## EXERCISE GOAL
Scan the data below for the string "matplotlib". Copy every line where it appears.

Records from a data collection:
····················
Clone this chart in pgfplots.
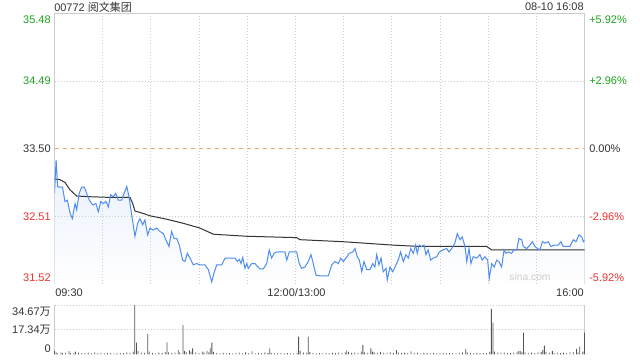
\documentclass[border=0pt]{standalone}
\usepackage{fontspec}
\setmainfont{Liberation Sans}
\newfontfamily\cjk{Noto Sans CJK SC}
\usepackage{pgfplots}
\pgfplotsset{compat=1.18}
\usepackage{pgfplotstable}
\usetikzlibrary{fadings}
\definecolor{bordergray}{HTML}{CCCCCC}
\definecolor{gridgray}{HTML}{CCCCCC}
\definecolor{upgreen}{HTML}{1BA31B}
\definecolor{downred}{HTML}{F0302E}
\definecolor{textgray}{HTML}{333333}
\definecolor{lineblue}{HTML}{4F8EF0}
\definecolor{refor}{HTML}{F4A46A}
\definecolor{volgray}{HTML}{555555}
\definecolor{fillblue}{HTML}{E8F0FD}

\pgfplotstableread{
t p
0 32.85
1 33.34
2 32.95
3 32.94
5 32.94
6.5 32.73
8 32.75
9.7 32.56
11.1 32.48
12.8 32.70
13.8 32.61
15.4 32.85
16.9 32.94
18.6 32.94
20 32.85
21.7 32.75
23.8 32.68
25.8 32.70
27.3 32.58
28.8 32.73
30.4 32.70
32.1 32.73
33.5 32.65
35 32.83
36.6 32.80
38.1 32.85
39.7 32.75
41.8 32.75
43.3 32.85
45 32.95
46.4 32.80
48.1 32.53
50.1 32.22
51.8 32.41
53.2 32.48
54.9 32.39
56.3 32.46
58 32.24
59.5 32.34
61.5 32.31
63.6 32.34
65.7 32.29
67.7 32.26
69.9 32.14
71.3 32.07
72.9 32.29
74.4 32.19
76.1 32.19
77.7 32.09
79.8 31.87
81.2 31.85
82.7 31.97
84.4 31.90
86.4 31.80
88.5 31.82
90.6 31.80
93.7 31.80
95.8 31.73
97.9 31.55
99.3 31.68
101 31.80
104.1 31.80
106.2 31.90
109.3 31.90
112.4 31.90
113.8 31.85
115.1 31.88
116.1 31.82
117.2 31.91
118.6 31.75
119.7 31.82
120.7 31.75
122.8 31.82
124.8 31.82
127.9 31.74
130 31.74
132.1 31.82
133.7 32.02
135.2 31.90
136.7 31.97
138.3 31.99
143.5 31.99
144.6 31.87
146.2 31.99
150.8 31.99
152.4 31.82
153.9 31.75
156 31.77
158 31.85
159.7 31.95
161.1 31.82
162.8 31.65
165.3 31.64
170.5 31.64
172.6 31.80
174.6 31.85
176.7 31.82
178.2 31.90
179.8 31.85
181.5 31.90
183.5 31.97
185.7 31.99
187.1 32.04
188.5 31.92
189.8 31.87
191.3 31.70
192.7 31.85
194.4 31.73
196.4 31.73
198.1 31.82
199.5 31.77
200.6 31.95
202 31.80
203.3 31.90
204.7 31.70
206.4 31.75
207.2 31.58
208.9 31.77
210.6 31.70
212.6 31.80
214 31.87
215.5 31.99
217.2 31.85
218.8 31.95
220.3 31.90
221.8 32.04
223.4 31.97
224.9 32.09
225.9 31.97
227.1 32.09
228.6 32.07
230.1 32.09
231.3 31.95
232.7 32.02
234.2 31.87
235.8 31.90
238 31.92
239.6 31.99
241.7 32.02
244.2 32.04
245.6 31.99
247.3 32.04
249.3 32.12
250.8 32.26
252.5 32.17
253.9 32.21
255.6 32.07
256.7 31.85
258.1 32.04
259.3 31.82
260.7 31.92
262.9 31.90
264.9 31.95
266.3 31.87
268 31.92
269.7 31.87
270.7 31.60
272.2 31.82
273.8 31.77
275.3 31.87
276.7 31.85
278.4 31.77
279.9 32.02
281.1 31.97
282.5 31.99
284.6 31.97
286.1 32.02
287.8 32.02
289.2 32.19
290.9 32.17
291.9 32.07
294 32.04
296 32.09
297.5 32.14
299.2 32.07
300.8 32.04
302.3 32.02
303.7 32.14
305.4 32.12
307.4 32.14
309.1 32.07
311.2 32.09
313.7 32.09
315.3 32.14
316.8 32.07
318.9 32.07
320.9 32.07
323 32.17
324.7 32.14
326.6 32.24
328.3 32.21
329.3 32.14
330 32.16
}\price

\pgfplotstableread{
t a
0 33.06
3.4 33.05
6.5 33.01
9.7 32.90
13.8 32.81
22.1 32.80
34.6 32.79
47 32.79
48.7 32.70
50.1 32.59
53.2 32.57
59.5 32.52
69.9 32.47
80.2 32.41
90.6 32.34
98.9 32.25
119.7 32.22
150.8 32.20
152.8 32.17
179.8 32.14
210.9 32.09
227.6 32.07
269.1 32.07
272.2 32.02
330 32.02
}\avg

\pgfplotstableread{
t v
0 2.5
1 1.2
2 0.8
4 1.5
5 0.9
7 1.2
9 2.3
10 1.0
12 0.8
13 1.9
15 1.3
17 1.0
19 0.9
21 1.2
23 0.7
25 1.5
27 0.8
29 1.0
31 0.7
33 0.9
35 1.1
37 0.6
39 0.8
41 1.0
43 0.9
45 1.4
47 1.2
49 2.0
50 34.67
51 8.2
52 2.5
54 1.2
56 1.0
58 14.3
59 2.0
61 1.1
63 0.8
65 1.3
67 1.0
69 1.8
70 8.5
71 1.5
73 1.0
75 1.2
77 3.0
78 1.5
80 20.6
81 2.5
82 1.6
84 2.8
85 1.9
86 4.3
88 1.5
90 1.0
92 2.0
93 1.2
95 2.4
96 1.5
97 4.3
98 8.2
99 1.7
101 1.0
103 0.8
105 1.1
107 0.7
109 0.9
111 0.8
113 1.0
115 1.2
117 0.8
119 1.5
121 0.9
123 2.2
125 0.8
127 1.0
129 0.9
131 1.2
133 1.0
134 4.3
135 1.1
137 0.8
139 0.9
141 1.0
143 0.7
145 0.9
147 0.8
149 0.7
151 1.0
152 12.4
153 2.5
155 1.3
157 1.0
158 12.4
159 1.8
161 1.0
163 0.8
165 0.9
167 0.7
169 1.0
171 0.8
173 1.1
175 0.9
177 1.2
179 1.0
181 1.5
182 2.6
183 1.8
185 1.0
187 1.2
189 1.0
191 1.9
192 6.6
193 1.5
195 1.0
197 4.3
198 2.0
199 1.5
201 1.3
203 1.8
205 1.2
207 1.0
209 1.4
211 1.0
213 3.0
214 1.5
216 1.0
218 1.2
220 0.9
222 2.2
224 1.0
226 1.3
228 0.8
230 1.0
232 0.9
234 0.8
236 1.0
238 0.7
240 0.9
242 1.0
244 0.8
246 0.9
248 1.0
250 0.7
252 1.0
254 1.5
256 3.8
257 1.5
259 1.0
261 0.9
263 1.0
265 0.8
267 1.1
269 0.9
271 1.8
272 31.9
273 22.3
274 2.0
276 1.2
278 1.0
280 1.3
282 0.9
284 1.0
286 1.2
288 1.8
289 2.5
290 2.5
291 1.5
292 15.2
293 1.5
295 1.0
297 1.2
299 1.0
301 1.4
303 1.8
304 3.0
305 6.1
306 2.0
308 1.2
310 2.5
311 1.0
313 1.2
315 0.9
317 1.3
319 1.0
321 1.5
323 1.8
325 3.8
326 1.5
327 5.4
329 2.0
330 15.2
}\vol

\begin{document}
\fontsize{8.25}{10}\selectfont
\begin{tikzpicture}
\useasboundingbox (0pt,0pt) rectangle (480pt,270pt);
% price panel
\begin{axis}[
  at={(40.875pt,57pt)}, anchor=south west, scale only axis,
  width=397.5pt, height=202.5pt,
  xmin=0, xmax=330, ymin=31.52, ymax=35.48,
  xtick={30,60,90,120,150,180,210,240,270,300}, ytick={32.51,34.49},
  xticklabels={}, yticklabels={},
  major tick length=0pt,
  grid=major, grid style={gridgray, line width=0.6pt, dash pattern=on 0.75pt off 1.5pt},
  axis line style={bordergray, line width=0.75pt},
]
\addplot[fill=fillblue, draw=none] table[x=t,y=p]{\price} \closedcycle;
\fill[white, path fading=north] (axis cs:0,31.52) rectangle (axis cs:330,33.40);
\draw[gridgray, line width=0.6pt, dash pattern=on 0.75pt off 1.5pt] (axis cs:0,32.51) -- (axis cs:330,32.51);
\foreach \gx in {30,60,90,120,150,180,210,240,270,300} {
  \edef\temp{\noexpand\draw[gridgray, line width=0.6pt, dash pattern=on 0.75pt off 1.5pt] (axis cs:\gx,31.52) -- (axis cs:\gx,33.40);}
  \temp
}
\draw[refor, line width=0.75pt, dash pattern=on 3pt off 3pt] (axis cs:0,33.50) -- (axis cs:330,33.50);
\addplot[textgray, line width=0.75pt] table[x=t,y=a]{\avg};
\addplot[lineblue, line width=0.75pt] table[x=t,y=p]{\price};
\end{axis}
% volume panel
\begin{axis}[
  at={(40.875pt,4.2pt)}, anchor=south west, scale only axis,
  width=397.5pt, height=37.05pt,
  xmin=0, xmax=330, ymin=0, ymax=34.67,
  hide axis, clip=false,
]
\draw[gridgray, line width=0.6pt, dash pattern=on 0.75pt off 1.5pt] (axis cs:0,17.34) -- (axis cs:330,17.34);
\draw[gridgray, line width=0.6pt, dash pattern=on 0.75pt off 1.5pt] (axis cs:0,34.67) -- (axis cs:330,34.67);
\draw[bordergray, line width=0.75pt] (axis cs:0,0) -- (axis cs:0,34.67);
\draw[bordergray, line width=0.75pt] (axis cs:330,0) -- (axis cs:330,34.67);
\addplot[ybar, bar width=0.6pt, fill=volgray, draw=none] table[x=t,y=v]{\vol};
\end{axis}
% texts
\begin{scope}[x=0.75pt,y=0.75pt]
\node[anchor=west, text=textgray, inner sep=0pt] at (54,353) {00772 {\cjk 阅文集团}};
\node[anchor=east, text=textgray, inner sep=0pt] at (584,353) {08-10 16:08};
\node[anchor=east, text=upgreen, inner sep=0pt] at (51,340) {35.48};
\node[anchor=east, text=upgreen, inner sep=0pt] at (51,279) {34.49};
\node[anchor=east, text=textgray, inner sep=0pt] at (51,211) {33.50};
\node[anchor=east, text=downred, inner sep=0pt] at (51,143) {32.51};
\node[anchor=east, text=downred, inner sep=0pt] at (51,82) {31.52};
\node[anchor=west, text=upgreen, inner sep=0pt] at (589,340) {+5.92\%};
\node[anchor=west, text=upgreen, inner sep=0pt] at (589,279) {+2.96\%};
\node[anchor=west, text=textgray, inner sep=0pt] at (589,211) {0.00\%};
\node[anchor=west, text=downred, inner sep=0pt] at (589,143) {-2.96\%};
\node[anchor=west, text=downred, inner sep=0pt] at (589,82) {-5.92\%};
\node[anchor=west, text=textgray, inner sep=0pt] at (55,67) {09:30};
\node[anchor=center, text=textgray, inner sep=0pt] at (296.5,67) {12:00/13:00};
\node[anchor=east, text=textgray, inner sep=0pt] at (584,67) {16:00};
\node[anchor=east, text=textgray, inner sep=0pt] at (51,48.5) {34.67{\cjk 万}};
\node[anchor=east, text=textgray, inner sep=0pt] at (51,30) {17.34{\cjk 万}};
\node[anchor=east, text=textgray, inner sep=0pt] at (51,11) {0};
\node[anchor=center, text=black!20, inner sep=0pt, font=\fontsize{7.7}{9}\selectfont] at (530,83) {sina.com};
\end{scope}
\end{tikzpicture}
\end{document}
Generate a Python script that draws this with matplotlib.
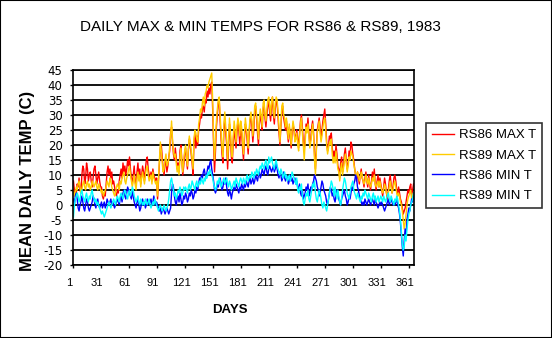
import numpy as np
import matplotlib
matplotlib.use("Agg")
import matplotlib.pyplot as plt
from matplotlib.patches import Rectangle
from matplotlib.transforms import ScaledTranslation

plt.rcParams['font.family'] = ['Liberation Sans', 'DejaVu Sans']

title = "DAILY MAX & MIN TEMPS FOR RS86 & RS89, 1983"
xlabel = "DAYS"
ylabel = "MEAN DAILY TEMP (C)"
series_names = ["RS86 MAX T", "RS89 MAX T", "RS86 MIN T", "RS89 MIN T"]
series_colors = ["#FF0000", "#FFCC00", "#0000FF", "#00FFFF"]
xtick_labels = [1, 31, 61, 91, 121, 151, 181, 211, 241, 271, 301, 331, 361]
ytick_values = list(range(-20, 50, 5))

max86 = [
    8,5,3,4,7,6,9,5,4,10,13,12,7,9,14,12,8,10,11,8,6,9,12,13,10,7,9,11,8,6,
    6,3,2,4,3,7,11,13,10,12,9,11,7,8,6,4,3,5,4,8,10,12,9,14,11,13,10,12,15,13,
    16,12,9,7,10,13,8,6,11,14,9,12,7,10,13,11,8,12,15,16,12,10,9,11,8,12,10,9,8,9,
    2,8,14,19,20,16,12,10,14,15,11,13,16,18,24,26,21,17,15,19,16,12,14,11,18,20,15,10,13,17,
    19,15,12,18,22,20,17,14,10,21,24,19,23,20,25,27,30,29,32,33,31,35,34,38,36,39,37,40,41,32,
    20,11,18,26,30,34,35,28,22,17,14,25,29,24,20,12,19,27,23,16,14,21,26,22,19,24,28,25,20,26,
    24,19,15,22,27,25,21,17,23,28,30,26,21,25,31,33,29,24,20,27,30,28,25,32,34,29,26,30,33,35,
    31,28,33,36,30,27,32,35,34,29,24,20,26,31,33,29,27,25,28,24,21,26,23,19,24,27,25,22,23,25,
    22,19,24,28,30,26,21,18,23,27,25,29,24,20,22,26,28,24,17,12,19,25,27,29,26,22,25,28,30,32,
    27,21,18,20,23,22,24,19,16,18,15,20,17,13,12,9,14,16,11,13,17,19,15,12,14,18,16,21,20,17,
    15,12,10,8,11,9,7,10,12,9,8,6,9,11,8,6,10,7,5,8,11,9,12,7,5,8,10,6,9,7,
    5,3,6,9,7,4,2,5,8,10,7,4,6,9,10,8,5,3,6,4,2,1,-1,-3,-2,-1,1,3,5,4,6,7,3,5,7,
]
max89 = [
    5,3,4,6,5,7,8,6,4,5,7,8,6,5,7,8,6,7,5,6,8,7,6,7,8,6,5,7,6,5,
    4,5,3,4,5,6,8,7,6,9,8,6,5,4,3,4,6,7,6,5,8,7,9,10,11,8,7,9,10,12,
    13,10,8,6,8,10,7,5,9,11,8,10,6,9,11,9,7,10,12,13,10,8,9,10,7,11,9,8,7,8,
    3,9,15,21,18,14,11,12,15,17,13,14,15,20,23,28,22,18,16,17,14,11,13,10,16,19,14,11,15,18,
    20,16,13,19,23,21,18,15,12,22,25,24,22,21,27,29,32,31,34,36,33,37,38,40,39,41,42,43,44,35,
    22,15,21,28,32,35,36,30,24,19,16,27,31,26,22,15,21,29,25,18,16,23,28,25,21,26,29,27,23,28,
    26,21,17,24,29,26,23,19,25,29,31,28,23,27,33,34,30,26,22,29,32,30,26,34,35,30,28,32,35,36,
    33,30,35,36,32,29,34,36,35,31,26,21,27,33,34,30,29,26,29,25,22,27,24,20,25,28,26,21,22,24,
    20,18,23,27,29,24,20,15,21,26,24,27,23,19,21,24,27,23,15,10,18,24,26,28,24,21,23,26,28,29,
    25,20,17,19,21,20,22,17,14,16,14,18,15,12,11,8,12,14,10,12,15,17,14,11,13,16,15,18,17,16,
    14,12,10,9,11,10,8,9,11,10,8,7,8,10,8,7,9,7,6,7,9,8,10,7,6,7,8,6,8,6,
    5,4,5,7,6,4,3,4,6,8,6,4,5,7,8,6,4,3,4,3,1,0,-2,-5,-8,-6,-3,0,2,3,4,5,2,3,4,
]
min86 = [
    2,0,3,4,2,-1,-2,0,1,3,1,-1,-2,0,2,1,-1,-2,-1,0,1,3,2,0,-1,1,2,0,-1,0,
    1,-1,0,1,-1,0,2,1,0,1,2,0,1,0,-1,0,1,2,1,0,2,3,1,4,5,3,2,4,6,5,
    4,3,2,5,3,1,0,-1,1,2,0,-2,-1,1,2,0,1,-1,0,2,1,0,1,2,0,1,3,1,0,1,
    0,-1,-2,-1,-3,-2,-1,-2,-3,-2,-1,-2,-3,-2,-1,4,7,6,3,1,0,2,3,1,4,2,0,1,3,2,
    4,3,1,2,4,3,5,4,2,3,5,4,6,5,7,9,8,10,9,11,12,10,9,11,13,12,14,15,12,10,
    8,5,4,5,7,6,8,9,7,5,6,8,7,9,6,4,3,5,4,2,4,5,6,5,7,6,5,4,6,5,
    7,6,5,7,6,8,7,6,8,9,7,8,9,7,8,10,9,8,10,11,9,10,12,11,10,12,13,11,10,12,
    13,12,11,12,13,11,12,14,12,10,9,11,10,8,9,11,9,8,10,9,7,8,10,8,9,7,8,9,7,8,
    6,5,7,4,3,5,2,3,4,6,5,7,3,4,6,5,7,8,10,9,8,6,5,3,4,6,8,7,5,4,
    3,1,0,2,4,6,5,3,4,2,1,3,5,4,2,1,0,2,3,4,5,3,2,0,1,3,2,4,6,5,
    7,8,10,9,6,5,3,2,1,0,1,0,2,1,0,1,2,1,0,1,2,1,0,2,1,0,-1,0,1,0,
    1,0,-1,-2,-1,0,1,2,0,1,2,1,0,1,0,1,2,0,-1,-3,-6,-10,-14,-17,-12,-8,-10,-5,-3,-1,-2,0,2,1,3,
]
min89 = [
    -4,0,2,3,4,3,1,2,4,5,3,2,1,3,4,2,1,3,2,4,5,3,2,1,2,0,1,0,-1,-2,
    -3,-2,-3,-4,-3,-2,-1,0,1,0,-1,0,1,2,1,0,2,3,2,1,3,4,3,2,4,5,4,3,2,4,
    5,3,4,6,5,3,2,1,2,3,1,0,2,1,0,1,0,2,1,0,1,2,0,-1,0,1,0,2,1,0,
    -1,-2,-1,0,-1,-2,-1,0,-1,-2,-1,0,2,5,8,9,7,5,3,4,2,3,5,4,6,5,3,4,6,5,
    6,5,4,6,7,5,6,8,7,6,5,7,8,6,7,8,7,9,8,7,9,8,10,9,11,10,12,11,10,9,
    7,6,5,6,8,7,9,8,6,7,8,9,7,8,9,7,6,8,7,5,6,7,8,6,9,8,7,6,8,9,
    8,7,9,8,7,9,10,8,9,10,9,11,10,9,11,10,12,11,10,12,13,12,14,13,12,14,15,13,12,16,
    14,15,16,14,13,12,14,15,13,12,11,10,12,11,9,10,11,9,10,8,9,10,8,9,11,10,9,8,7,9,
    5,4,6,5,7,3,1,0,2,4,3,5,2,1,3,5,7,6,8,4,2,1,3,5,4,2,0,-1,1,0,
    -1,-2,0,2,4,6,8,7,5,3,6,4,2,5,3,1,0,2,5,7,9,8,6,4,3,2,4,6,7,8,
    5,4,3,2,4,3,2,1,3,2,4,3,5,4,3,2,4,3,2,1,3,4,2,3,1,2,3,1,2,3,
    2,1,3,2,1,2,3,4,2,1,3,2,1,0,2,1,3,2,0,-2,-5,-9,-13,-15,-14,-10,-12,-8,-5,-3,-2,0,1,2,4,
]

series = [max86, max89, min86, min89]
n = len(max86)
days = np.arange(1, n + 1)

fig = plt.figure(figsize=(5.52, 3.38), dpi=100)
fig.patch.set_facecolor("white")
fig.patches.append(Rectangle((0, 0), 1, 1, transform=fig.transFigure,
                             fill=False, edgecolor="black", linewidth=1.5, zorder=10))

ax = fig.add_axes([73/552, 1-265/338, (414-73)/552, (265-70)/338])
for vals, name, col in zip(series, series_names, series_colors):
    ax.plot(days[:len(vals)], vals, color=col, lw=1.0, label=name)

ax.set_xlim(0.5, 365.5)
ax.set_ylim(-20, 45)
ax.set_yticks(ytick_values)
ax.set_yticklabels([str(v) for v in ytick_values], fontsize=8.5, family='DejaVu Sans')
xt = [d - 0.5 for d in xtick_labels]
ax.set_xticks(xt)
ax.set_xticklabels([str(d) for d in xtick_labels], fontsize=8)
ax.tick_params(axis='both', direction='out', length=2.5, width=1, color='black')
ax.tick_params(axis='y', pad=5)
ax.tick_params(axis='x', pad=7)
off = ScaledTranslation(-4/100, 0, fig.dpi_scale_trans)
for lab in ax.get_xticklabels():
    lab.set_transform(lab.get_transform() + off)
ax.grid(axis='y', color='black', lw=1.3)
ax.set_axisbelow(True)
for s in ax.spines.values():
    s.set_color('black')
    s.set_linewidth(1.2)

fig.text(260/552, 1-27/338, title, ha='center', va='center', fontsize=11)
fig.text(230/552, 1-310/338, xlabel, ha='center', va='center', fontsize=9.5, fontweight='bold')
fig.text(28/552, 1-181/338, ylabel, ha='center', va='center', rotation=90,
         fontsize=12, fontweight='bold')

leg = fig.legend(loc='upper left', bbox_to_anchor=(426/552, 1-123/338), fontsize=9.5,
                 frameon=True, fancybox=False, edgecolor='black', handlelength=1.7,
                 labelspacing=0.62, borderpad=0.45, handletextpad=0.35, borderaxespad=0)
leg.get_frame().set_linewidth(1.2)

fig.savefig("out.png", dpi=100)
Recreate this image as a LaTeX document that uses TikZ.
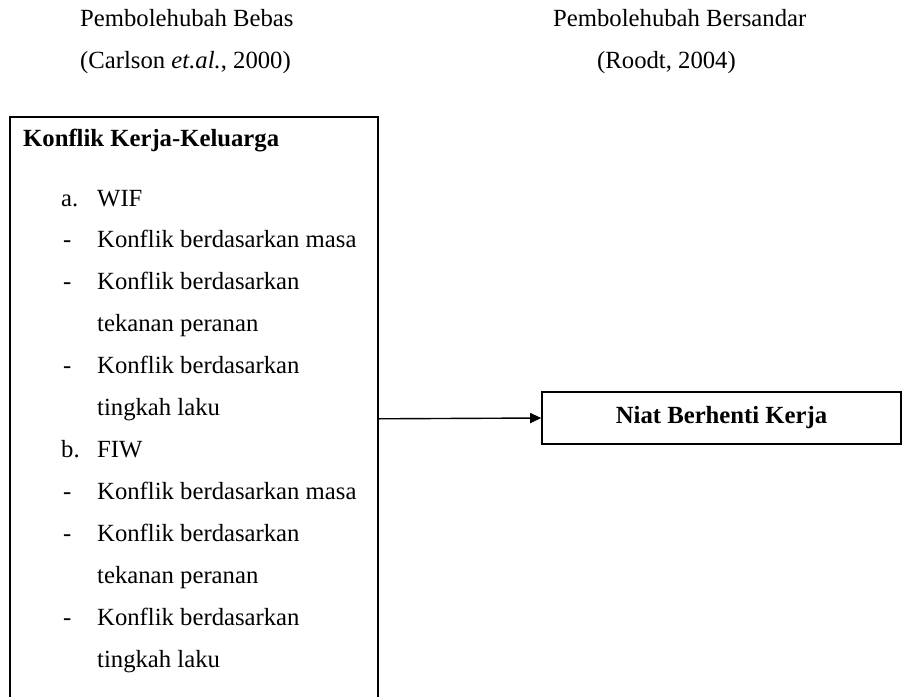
····················
## WRITTEN REPLY
Generate a Python script that draws this with matplotlib.
import matplotlib
matplotlib.use("Agg")
import matplotlib.pyplot as plt
from matplotlib.patches import Rectangle
from matplotlib.transforms import ScaledTranslation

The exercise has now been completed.